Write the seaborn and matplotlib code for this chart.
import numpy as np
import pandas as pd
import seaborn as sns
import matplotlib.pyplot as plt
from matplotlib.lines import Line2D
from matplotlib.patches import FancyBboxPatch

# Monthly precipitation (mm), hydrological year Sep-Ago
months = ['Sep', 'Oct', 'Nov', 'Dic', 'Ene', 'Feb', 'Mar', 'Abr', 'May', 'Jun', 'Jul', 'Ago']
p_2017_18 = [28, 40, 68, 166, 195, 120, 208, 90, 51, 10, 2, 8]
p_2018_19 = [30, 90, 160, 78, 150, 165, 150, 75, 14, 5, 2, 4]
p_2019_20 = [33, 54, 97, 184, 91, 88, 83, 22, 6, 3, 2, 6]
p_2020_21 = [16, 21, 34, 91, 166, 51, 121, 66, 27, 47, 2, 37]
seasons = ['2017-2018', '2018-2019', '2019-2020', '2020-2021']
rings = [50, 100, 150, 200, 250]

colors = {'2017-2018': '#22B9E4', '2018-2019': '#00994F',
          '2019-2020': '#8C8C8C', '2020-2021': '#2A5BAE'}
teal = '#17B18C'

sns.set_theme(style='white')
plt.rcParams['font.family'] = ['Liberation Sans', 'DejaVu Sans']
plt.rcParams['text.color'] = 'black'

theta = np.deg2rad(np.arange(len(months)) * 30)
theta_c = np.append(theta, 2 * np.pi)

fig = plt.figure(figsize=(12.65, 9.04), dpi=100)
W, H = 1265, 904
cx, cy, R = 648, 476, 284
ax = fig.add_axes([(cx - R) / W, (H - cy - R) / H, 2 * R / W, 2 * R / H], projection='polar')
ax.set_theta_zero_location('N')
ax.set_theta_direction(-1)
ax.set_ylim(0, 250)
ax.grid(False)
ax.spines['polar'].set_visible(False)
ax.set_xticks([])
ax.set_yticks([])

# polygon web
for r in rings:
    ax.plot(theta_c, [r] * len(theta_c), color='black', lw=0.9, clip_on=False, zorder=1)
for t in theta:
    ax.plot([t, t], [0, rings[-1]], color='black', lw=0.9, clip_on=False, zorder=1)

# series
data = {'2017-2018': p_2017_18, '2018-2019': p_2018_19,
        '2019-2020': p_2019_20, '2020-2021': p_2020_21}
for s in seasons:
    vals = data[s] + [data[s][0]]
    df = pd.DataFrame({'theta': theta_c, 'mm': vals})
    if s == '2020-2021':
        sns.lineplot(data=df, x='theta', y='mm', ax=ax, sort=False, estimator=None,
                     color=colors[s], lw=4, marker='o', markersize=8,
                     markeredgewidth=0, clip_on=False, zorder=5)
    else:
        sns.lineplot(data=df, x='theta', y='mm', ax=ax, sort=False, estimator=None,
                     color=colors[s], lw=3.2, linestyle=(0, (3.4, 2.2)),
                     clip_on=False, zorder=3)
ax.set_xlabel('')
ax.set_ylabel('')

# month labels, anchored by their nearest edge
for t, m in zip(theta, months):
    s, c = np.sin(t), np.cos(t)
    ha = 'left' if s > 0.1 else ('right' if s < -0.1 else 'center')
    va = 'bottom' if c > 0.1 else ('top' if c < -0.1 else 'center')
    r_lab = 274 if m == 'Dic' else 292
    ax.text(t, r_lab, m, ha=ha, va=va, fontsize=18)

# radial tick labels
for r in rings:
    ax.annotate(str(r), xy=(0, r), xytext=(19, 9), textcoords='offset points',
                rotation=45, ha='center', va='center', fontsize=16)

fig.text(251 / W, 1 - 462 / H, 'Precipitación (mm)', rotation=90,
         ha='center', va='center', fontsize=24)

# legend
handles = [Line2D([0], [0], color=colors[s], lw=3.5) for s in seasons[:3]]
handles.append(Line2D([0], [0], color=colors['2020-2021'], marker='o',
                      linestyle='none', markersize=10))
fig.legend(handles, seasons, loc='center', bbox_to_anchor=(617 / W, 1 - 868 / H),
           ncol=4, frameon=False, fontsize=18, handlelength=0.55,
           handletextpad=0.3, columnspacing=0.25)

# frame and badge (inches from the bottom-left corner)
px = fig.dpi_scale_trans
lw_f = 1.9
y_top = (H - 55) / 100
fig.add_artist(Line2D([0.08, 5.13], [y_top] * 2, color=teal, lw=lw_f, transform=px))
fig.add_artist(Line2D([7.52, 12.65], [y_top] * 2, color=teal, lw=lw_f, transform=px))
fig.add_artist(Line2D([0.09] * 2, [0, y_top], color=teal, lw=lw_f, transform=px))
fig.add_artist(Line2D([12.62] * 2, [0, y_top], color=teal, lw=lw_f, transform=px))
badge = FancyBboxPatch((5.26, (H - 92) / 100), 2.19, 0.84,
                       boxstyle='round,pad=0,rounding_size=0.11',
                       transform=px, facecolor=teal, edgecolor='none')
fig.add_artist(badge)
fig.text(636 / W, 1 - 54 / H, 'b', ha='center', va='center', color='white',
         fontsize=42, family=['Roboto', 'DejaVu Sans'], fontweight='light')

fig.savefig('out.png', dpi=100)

_Aim of the exercise_
Only the lines from the beginning of the material above through the line with "theta_c = np.append(theta, 2 * np.pi)" are wanted; extract them exactly.

_Answer to the problem_
Write the seaborn and matplotlib code for this chart.
import numpy as np
import pandas as pd
import seaborn as sns
import matplotlib.pyplot as plt
from matplotlib.lines import Line2D
from matplotlib.patches import FancyBboxPatch

# Monthly precipitation (mm), hydrological year Sep-Ago
months = ['Sep', 'Oct', 'Nov', 'Dic', 'Ene', 'Feb', 'Mar', 'Abr', 'May', 'Jun', 'Jul', 'Ago']
p_2017_18 = [28, 40, 68, 166, 195, 120, 208, 90, 51, 10, 2, 8]
p_2018_19 = [30, 90, 160, 78, 150, 165, 150, 75, 14, 5, 2, 4]
p_2019_20 = [33, 54, 97, 184, 91, 88, 83, 22, 6, 3, 2, 6]
p_2020_21 = [16, 21, 34, 91, 166, 51, 121, 66, 27, 47, 2, 37]
seasons = ['2017-2018', '2018-2019', '2019-2020', '2020-2021']
rings = [50, 100, 150, 200, 250]

colors = {'2017-2018': '#22B9E4', '2018-2019': '#00994F',
          '2019-2020': '#8C8C8C', '2020-2021': '#2A5BAE'}
teal = '#17B18C'

sns.set_theme(style='white')
plt.rcParams['font.family'] = ['Liberation Sans', 'DejaVu Sans']
plt.rcParams['text.color'] = 'black'

theta = np.deg2rad(np.arange(len(months)) * 30)
theta_c = np.append(theta, 2 * np.pi)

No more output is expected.